No Brasil, em julgamento recente no TST (Tribunal Superior do Trabalho), o ministro Guilherme Caputo pontuou que decisões judiciais de outros países não devem influenciar o Judiciário brasileiro por serem criadas em "ordens jurídicas absolutamente distintas".
"Se a Suprema Corte do Reino Unido entendeu que motoristas não são trabalhadores autônomos, tampouco deveria ter repercussão porque é um sistema jurídico completamente diferente do nosso, não existe essa relação de emprego que nós temos aqui", afirmou, em relação ao julgamento que classificou um grupo de motoristas de Londres no status de "worker", figura que não existe na legislação brasileira.
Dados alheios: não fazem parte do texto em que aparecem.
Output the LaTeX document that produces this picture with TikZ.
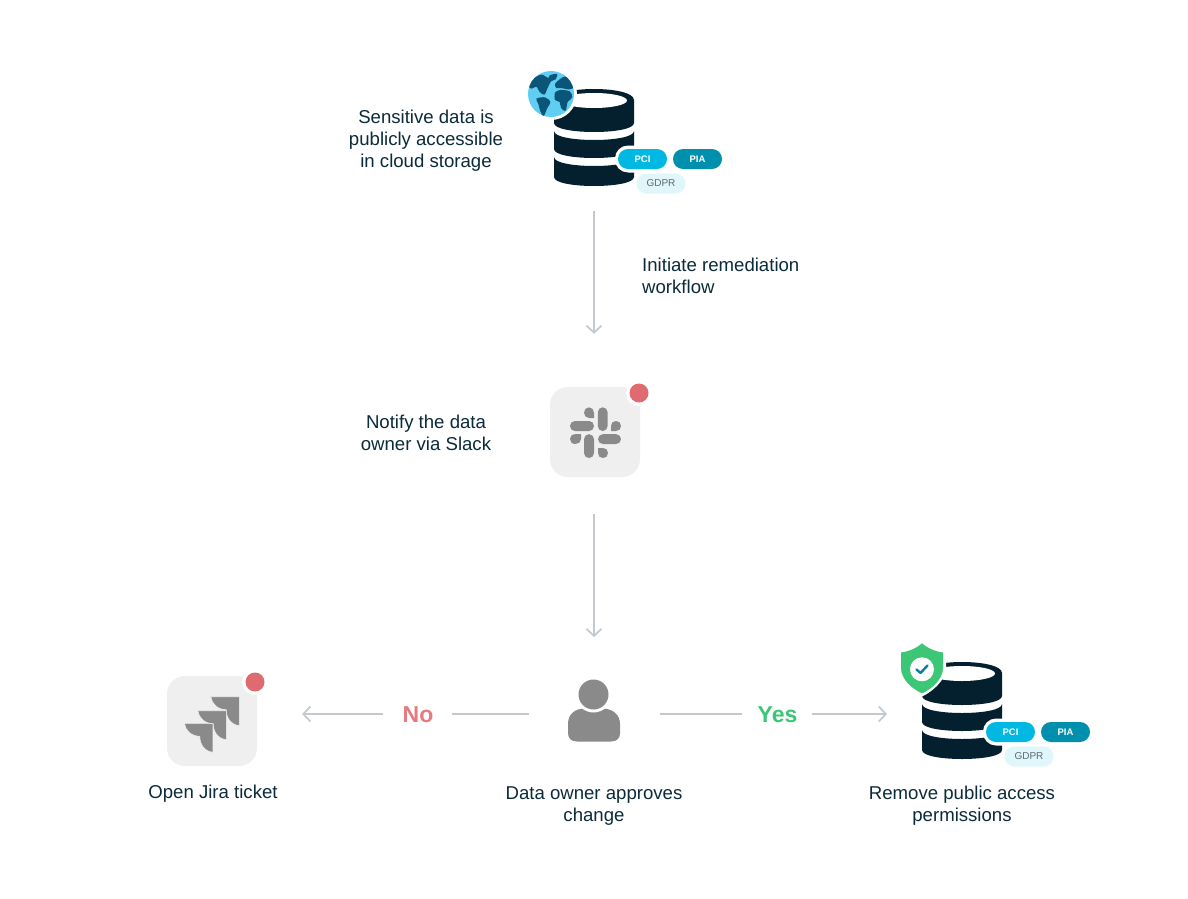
\documentclass[tikz,border=0pt]{standalone}
\usepackage{fontspec}
\setmainfont{Liberation Sans}
\usetikzlibrary{arrows.meta}
\definecolor{ink}{HTML}{04202F}
\definecolor{txt}{HTML}{0B2B3A}
\definecolor{cpci}{HTML}{00B8E2}
\definecolor{cpia}{HTML}{0090AE}
\definecolor{cgdpr}{HTML}{DFF6FB}
\definecolor{cgt}{HTML}{5C6B72}
\definecolor{tile}{HTML}{EFEFEF}
\definecolor{glyph}{HTML}{8A8A8A}
\definecolor{reddot}{HTML}{DF6B70}
\definecolor{redtxt}{HTML}{E67A7E}
\definecolor{grn}{HTML}{3CC776}
\definecolor{conn}{HTML}{C4C9CE}
\definecolor{gsea}{HTML}{5FCEF2}
\definecolor{gland}{HTML}{0B5578}
\definecolor{tick}{HTML}{0B7FA8}
\tikzset{
  label/.style={text=txt,font=\fontsize{18.6}{22}\selectfont,align=center,inner sep=0pt},
  pill/.style={rounded corners=10pt,minimum width=49pt,minimum height=20pt,inner sep=0pt,
     font=\fontsize{9.5}{10}\selectfont\bfseries},
  tilebox/.style={fill=tile,rounded corners=18pt,minimum width=90pt,minimum height=90pt,inner sep=0pt},
  ghost/.style={inner sep=0pt,outer sep=0pt},
  link/.style={draw=conn,line width=1.7pt},
  linkhead/.style={link,-{Straight Barb[length=7pt,width=15pt,line width=1.7pt]}},
  answer/.style={font=\fontsize{23}{26}\selectfont\bfseries,inner sep=0pt},
  dbicon/.pic={
    \fill[ink] (-40,11) .. controls (-40,-3.67) and (40,-3.67) .. (40,11) -- (40,34)
       .. controls (40,46) and (-40,46) .. (-40,34) -- cycle;
    \fill[white] (0,11.5) ellipse [x radius=33, y radius=7.5];
    \fill[ink] (-40,42) .. controls (-40,54) and (40,54) .. (40,42) -- (40,60)
       .. controls (40,72) and (-40,72) .. (-40,60) -- cycle;
    \fill[ink] (-40,68) .. controls (-40,80) and (40,80) .. (40,68) -- (40,88)
       .. controls (40,100) and (-40,100) .. (-40,88) -- cycle;
    \fill[white,rounded corners=13pt] (21,56.5) rectangle (76,83.5);
    \node[pill,fill=cpci,text=white] (pci) at (48.5,70) {PCI};
    \node[pill,fill=cpia,text=white] (pia) at (103.5,70) {PIA};
    \node[pill,fill=cgdpr,text=cgt,font=\fontsize{10}{10}\selectfont] (gdpr) at (67,94.5) {GDPR};
  }
}
\begin{document}
\begin{tikzpicture}[x=1pt,y=-1pt]
\useasboundingbox (0,0) rectangle (1188,899);
\fill[white] (0,0) rectangle (1188,899);

% top database
\pic (a) at (594,89) {dbicon};
\node[ghost,minimum width=80pt,minimum height=97pt] (db1) at (594,137.5) {};
\fill[white] (551,94) circle (26);
\fill[gsea] (551,94) circle (23);
\begin{scope}[shift={(551,94)},x=0.3333pt,y=-0.3333pt]
  \clip (0,0) circle (69);
  \fill[gland] plot[smooth cycle] coordinates {(-66,-24) (-50,-48) (-28,-58) (-8,-48) (-4,-56) (18,-60) (14,-44) (0,-38) (-10,-18) (-20,2) (-34,-6) (-44,-22) (-58,-16)};
  \fill[gland] plot[smooth cycle] coordinates {(-44,14) (-18,10) (-2,24) (-12,44) (-22,66) (-32,52) (-38,30)};
  \fill[gland] plot[smooth cycle] coordinates {(12,-4) (28,-12) (56,-8) (64,10) (50,24) (44,50) (30,42) (26,24) (12,18)};
  \fill[gland] plot[smooth cycle] coordinates {(12,-30) (26,-44) (46,-52) (72,-24) (56,-14) (30,-18) (16,-18)};
\end{scope}

% middle tile
\node[tilebox] (slack) at (595,432) {};
\fill[white] (639,393) circle (13);
\fill[reddot] (639,393) circle (9.5);
\begin{scope}[glyph]
  \fill[rounded corners=4.9pt] (597.8,407.3) rectangle (607.6,431);
  \fill[rounded corners=4.9pt] (570,421) rectangle (594,431);
  \fill[rounded corners=4.9pt] (598,434.2) rectangle (621,444);
  \fill[rounded corners=4.9pt] (584,434.2) rectangle (594,458);
  \fill (594,418) -- (589,418) .. controls (586,418) and (584,415.5) .. (584,412.7) .. controls (584,410) and (586,407.3) .. (589,407.3) .. controls (592,407.3) and (594,410) .. (594,412.7) -- cycle;
  \fill (611,431) -- (611,426) .. controls (611,423) and (613,421) .. (616,421) .. controls (619,421) and (621,423) .. (621,426) .. controls (621,429) and (619,431) .. (616,431) -- cycle;
  \fill (581,434.2) -- (581,439) .. controls (581,442) and (578.5,444) .. (575.5,444) .. controls (572,444) and (570,442) .. (570,439) .. controls (570,436) and (572,434.2) .. (575.5,434.2) -- cycle;
  \fill (598,448) -- (603,448) .. controls (606,448) and (608,450) .. (608,453) .. controls (608,456) and (606,458) .. (603,458) .. controls (600,458) and (598,456) .. (598,453) -- cycle;
\end{scope}

% jira tile
\node[tilebox] (jira) at (212,721) {};
\fill[white] (255,682) circle (13);
\fill[reddot] (255,682) circle (9.5);
\foreach \gx/\gy/\gn in {184.3/723.3/1,197.7/710.7/2,210.7/696.7/3}{
  \fill[glyph,draw=tile,line width=0.6pt,shift={(\gx,\gy)}]
     (0,0) -- (28.6,0) -- (28.6,29) .. controls (20,28) and (15.5,21) .. (15.5,13)
     .. controls (7,13) and (1,7) .. (0,0) -- cycle;
}

% person
\node[ghost,minimum width=52pt,minimum height=68pt] (person) at (594,714) {};
\fill[glyph] (577,741.5) -- (611,741.5) .. controls (617,741.5) and (620,738) .. (620,733)
   -- (620,724) .. controls (620,714) and (612,708.5) .. (602,708.5)
   -- (585,708.5) .. controls (575,708.5) and (568,714) .. (568,724)
   -- (568,733) .. controls (568,738) and (571,741.5) .. (577,741.5) -- cycle;
\fill[white] (593.5,694.5) circle (18);
\fill[glyph] (593.5,694.5) circle (15);

% right database
\pic (b) at (962,662) {dbicon};
\node[ghost,minimum width=80pt,minimum height=97pt] (db2) at (962,710.5) {};
\fill[white] (922,640) -- (932,645) .. controls (936,648) and (941,650) .. (946,651) -- (946,668)
   .. controls (946,680) and (932,692) .. (922,696.5)
   .. controls (912,692) and (898,680) .. (898,668) -- (898,651)
   .. controls (903,650) and (908,648) .. (912,645) -- cycle;
\fill[grn] (922,643.3) .. controls (928,648.5) and (935,651.5) .. (943,652.5) -- (943,668)
   .. controls (943,679) and (932,689) .. (922,693.3)
   .. controls (912,689) and (901,679) .. (901,668) -- (901,652.5)
   .. controls (909,651.5) and (916,648.5) .. (922,643.3) -- cycle;
\fill[white] (922,669.3) circle (12);
\draw[tick,line width=2.4pt,line cap=round,line join=round] (916.5,669.5) -- (920.5,673) -- (927.5,665.5);

% labels
\node[label] (t1) at (426,141) {Sensitive data is\\publicly accessible\\in cloud storage};
\node[label,align=left,anchor=west] (t2) at (642,276) {Initiate remediation\\workflow};
\node[label] (t3) at (426,433) {Notify the data\\owner via Slack};
\node[label] (t4) at (213,794) {Open Jira ticket};
\node[label] (t5) at (594,806) {Data owner approves\\change};
\node[label] (t6) at (962,806) {Remove public access\\permissions};
\node[answer,text=redtxt] (no) at (418,715) {No};
\node[answer,text=grn] (yes) at (777.5,715) {Yes};

% connectors
\draw[linkhead,shorten <=25pt,shorten >=53pt] (db1.south) -- (slack.north -| db1.south);
\draw[linkhead,shorten <=37pt,shorten >=43pt] (slack.south -| db1.south) -- (person.north);
\draw[link,shorten <=39pt,shorten >=18pt] (person.west) -- (no.east |- person.west);
\draw[linkhead,shorten <=19pt,shorten >=45pt] (no.west |- person.west) -- (jira.east |- person.west);
\draw[link,shorten <=40pt,shorten >=15pt] (person.east) -- (yes.west |- person.east);
\draw[linkhead,shorten <=14pt,shorten >=35pt] (yes.east |- person.east) -- (db2.west |- person.east);
\end{tikzpicture}
\end{document}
Nos últimos anos, as diversas instâncias da Justiça do Trabalho brasileira vêm construindo sólida jurisprudência confirmando o fato de não haver relação de emprego entre a Uber e os motoristas parceiros, apontando a inexistência de onerosidade, habitualidade, pessoalidade e subordinação, requisitos que configurariam o vínculo empregatício. Em todo o país, já são mais de 800 decisões neste sentido.
No último dia 2 de março, pela terceira vez, o TST confirmou que não existe vínculo de emprego entre a Uber e os motoristas parceiros, considerando a "autonomia ampla do motorista para escolher dia, horário e forma de trabalhar, podendo desligar o aplicativo a qualquer momento e pelo tempo que entender necessário, sem nenhuma vinculação a metas determinadas pela Uber".
Entendimento semelhante já foi adotado em outros dois julgamentos do TST em 2020, em fevereiro e em setembro, e também pelo Superior Tribunal de Justiça em julgamento de 2019.